Harvard's Arthur Stanley Pease, 68, a shy, spindly classicist who gave up the presidency of Amherst College in 1932 because he missed teaching, was happiest between semesters wandering about the New England countryside, noting the shrubs and flowers (his Vascular Flora of Cooes County, New Hampshire was a minor classic). His plan after he stopped teaching Latin: "Study Latin."
Washington University's Roland Greene Usher, 70, grey-thatched historian, whose Pan-Germanism, published in 1913, first won the scorn, then the praise, of critics for predicting a major European war stirred up by German ambition. Because of a lame leg, Dr. Usher seldom stood up in class, spiced his lectures with swooping gestures, fiendish grins and grimaces. For his students he once compiled an "irreducible minimum" of modern European history--a list of some 20 dates, 20 events and 20 characters. Once students knew these, said he, they could relax and enjoy "the sweep and romance of great conflicts, great achievements and great people."
The University of Washington's Mrs. Elizabeth Sterling Soule, 65, "the mother of nursing" in the Pacific Northwest. A trim, silver-haired woman who likes cooking, cats, dahlias and baseball, she went to the university to fill in for three months, stayed on for 30 years. In that time she was responsible for founding the university's Nursing School, set up the first integrated nursing course in any state university, graduated more than 2,000 nurses, on the big wall map in her study faithfully kept pinpoint track of those serving in foreign lands.

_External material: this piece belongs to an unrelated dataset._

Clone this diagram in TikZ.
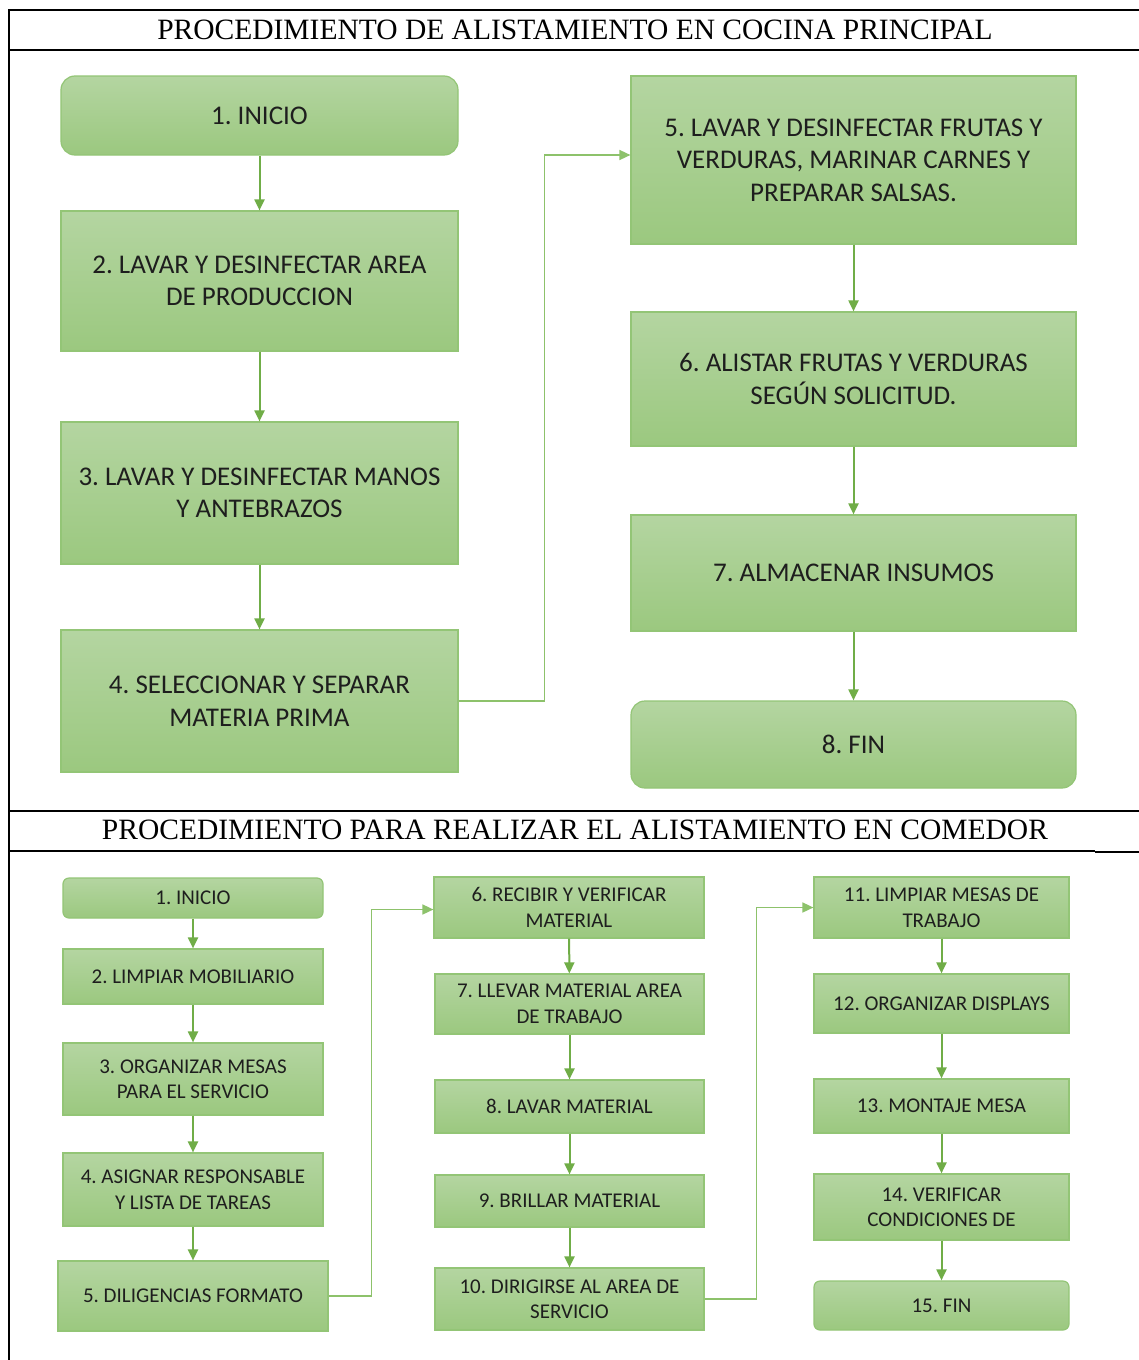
\documentclass[tikz,border=0pt]{standalone}
\usepackage{fontspec}
\setmainfont{Liberation Serif}
\newfontfamily\calfont{Carlito}
\usepackage{tikz}
\usetikzlibrary{arrows.meta}
\usetikzlibrary{shadings}

\definecolor{verdeclaro}{HTML}{B4D5A1}
\definecolor{verdeoscuro}{HTML}{9BC87F}
\definecolor{verdeborde}{HTML}{93C576}
\definecolor{verdeflecha}{HTML}{70AD47}
\definecolor{verdelinea}{HTML}{8DC26B}
\definecolor{textocaja}{HTML}{1E1E1E}

\frenchspacing

\begin{document}
\begin{tikzpicture}[x=1pt, y=-1pt, >={Triangle[length=11pt,width=10pt]}]
        \tikzset{
            paso/.style={draw=verdeborde, line width=1.2pt, top color=verdeclaro, bottom color=verdeoscuro,
                align=center, text=textocaja, inner sep=2pt},
            grande/.style={paso, font=\calfont\fontsize{27}{32.5}\selectfont},
            chico/.style={paso, font=\calfont\fontsize{21}{25.5}\selectfont},
            flecha/.style={->, draw=verdeflecha, line width=2pt},
            enlace/.style={->, draw=verdelinea, line width=1.6pt},
            titulo/.style={font=\fontsize{29.5}{31}\selectfont, inner sep=0pt}
        }
        \useasboundingbox (0,0) rectangle (1139,1360);
        \fill[white] (0,0) rectangle (1139,1360);

        % marco de la tabla
        \draw[line width=2.4pt] (1139,10) -- (9,10) -- (9,1360);
        \draw[line width=2.4pt] (9,50) -- (1139,50);
        \draw[line width=2.4pt] (9,811) -- (1139,811);
        \draw[line width=1.4pt] (9,851) -- (1095,851);
        \draw[line width=2.2pt] (1095,852) -- (1139,852);

        \node[titulo] (t1) at (575,30) {PROCEDIMIENTO DE ALISTAMIENTO EN COCINA PRINCIPAL};
        \node[titulo] (t2) at (575,830) {PROCEDIMIENTO PARA REALIZAR EL ALISTAMIENTO EN COMEDOR};

        % cocina principal
        \node[grande, rounded corners=14pt, minimum width=397, minimum height=79] (c1) at (259.5,115.5) {1. INICIO};
        \node[grande, minimum width=397, minimum height=140] (c2) at (259.5,281) {2. LAVAR Y DESINFECTAR AREA\\DE PRODUCCION};
        \node[grande, minimum width=397, minimum height=142] (c3) at (259.5,493) {3. LAVAR Y DESINFECTAR MANOS\\Y ANTEBRAZOS};
        \node[grande, minimum width=397, minimum height=142] (c4) at (259.5,701) {4. SELECCIONAR Y SEPARAR\\MATERIA PRIMA};
        \node[grande, minimum width=445, minimum height=168] (c5) at (853.5,160) {5. LAVAR Y DESINFECTAR FRUTAS Y\\VERDURAS, MARINAR CARNES Y\\PREPARAR SALSAS.};
        \node[grande, minimum width=445, minimum height=134] (c6) at (853.5,379) {6. ALISTAR FRUTAS Y VERDURAS\\SEGÚN SOLICITUD.};
        \node[grande, minimum width=445, minimum height=116] (c7) at (853.5,573) {7. ALMACENAR INSUMOS};
        \node[grande, rounded corners=14pt, minimum width=445, minimum height=87] (c8) at (853.5,744.5) {8. FIN};

        \draw[flecha] (c1) -- (c2);
        \draw[flecha] (c2) -- (c3);
        \draw[flecha] (c3) -- (c4);
        \draw[enlace] (c4.east) -- ++(86,0) |- ([yshift=5pt]c5.west);
        \draw[flecha] (c5) -- (c6);
        \draw[flecha] (c6) -- (c7);
        \draw[flecha] (c7) -- (c8);

        % comedor
        \node[chico, rounded corners=6pt, minimum width=260, minimum height=40] (b1) at (193,898) {1. INICIO};
        \node[chico, minimum width=260, minimum height=55] (b2) at (193,976.5) {2. LIMPIAR MOBILIARIO};
        \node[chico, minimum width=260, minimum height=72] (b3) at (193,1079) {3. ORGANIZAR MESAS\\PARA EL SERVICIO};
        \node[chico, minimum width=260, minimum height=73] (b4) at (193,1189.5) {4. ASIGNAR RESPONSABLE\\Y LISTA DE TAREAS};
        \node[chico, minimum width=270, minimum height=70] (b5) at (193,1296) {5. DILIGENCIAS FORMATO};

        \node[chico, minimum width=270, minimum height=61] (b6) at (569,907.5) {6. RECIBIR Y VERIFICAR\\MATERIAL};
        \node[chico, minimum width=269, minimum height=60] (b7) at (569.5,1004) {7. LLEVAR MATERIAL AREA\\DE TRABAJO};
        \node[chico, minimum width=269, minimum height=53] (b8) at (569.5,1106.5) {8. LAVAR MATERIAL};
        \node[chico, minimum width=269, minimum height=52] (b9) at (569.5,1201) {9. BRILLAR MATERIAL};
        \node[chico, minimum width=269, minimum height=62] (b10) at (569.5,1299) {10. DIRIGIRSE AL AREA DE\\SERVICIO};

        \node[chico, minimum width=255, minimum height=61] (b11) at (941.5,907.5) {11. LIMPIAR MESAS DE\\TRABAJO};
        \node[chico, minimum width=255, minimum height=59] (b12) at (941.5,1003.5) {12. ORGANIZAR DISPLAYS};
        \node[chico, minimum width=255, minimum height=54] (b13) at (941.5,1106) {13. MONTAJE MESA};
        \node[chico, minimum width=255, minimum height=66] (b14) at (941.5,1207) {14. VERIFICAR\\CONDICIONES DE};
        \node[chico, rounded corners=6pt, minimum width=255, minimum height=49] (b15) at (941.5,1305.5) {15. FIN};

        \draw[flecha] (b1) -- (b2);
        \draw[flecha] (b2) -- (b3);
        \draw[flecha] (b3) -- (b4);
        \draw[flecha] (b4) -- (b5);
        \draw[enlace] (b5.east) -- ++(43,0) |- ([yshift=-2pt]b6.west);
        \draw[flecha] (b6) -- (b7);
        \draw[flecha] (b7) -- (b8);
        \draw[flecha] (b8) -- (b9);
        \draw[flecha] (b9) -- (b10);
        \draw[enlace] (b10.east) -- ++(52,0) |- (b11.west);
        \draw[flecha] (b11) -- (b12);
        \draw[flecha] (b12) -- (b13);
        \draw[flecha] (b13) -- (b14);
        \draw[flecha] (b14) -- (b15);

    \end{tikzpicture}
\end{document}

Princeton's Harold Herman Bender, 68, chairman of the department of Oriental languages and literature until 1944. An etymologist with a taste for bizarre plaid shirts and criminology (he served as an expert during the trial of Kidnaper Bruno Hauptmann), he lived in near seclusion, teaching his classes at home behind a wall of Gothic, Gaelic, Celtic, Lithuanian, German and Sanskrit dictionaries. For the second edition of Webster's New International Dictionary he wrote the derivations of 550,000 words, spent three years tracking down the origins of "jazz" alone. For his monumental Lithuanian Etymological Index, he was made a Lithuanian Grand Duke.